» **Description of the task**: From the first line of the data below through the line holding "plt.rcParams['font.family'] = ['Liberation", output each line exactly and leave the pictures out.

» **Data block**:
.....
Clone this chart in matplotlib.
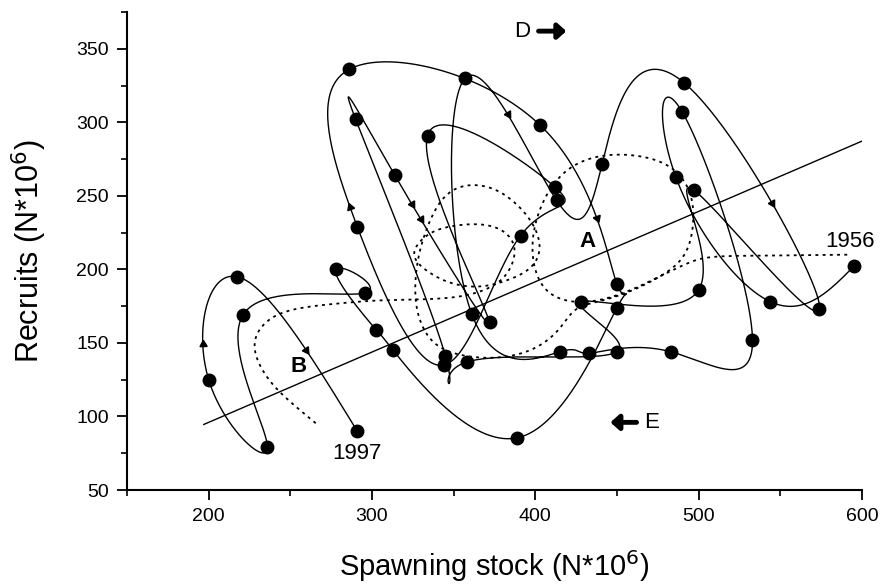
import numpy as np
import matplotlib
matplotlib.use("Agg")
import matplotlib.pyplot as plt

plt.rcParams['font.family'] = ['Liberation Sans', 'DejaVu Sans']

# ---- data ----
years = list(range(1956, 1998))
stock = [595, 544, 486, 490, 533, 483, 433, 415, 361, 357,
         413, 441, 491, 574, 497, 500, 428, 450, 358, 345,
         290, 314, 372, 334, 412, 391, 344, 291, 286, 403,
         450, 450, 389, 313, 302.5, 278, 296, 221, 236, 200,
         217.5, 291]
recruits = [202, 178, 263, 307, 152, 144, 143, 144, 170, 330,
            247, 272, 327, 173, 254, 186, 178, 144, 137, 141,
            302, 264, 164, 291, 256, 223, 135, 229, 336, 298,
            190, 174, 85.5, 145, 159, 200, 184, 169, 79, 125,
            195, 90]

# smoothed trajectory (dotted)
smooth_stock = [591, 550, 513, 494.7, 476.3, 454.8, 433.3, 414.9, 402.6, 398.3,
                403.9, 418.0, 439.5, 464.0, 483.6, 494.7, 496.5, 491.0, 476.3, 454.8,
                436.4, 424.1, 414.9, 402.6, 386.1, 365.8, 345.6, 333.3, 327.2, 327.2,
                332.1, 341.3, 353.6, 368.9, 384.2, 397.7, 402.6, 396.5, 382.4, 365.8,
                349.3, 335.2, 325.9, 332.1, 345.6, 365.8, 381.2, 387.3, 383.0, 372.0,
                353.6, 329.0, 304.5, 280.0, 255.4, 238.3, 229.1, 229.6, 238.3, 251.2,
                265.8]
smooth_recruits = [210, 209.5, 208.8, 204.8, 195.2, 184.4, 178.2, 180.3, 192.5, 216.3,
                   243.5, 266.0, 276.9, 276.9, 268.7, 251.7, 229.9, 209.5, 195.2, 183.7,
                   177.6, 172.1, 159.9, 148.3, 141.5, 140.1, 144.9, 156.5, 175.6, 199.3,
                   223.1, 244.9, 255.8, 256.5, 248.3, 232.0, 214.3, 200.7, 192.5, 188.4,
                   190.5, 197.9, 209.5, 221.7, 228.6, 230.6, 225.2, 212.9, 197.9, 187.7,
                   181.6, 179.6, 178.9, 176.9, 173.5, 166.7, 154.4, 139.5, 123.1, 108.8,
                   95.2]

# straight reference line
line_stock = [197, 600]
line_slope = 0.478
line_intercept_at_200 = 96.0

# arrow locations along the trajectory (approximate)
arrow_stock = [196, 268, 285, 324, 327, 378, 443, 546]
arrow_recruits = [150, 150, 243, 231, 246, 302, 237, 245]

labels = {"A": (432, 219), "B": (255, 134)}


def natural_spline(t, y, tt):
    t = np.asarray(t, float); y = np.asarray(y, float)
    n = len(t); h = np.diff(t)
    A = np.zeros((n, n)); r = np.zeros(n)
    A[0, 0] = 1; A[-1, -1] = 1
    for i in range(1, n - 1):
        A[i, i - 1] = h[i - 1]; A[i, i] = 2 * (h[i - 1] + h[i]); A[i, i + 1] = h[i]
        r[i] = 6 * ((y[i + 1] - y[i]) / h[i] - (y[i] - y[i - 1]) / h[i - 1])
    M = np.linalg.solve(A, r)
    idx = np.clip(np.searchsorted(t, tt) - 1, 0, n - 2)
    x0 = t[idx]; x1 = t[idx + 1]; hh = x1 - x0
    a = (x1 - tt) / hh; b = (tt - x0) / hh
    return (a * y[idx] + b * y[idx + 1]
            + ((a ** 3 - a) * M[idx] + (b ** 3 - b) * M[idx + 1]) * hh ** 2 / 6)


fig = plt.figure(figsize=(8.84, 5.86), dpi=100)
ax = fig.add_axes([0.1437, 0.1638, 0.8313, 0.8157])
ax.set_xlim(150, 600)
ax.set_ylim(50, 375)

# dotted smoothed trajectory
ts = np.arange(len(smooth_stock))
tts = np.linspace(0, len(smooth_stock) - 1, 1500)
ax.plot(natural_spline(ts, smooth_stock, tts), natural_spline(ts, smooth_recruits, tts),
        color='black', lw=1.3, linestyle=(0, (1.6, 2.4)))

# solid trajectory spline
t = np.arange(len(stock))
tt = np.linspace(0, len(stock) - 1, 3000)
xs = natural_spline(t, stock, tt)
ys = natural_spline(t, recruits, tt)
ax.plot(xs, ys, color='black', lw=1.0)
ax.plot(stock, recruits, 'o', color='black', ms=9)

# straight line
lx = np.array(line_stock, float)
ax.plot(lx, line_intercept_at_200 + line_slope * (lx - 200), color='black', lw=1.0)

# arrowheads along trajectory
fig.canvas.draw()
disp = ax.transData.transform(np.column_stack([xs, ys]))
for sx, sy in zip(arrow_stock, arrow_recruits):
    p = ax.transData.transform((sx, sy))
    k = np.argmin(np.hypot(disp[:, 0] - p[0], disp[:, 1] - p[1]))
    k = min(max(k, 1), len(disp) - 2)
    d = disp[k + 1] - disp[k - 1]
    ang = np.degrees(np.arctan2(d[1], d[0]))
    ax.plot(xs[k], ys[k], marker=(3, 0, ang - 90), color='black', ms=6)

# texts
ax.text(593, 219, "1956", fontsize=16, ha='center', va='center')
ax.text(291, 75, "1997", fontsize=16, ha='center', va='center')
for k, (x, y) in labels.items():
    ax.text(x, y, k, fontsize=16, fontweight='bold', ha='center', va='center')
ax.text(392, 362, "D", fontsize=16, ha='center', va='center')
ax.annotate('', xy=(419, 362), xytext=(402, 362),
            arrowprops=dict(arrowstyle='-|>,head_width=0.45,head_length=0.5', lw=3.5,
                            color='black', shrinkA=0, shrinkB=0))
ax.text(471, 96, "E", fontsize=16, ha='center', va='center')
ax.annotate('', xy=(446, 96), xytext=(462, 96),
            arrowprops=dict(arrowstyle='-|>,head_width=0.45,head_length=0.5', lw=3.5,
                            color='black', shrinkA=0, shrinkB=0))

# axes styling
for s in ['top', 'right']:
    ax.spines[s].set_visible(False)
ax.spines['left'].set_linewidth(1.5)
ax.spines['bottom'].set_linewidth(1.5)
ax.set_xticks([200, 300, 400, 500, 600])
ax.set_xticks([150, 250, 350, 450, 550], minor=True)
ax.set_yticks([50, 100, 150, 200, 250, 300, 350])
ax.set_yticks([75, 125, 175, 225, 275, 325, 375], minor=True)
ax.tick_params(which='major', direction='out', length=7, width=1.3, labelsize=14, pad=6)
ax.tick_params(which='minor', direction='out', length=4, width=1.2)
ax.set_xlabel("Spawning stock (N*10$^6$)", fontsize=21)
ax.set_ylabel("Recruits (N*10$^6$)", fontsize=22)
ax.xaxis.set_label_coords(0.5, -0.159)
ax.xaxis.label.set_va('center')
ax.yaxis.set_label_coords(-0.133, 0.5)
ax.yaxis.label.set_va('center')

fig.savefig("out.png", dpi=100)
.....
» **Answer below**:
Clone this chart in matplotlib.
import numpy as np
import matplotlib
matplotlib.use("Agg")
import matplotlib.pyplot as plt

plt.rcParams['font.family'] = ['Liberation Sans', 'DejaVu Sans']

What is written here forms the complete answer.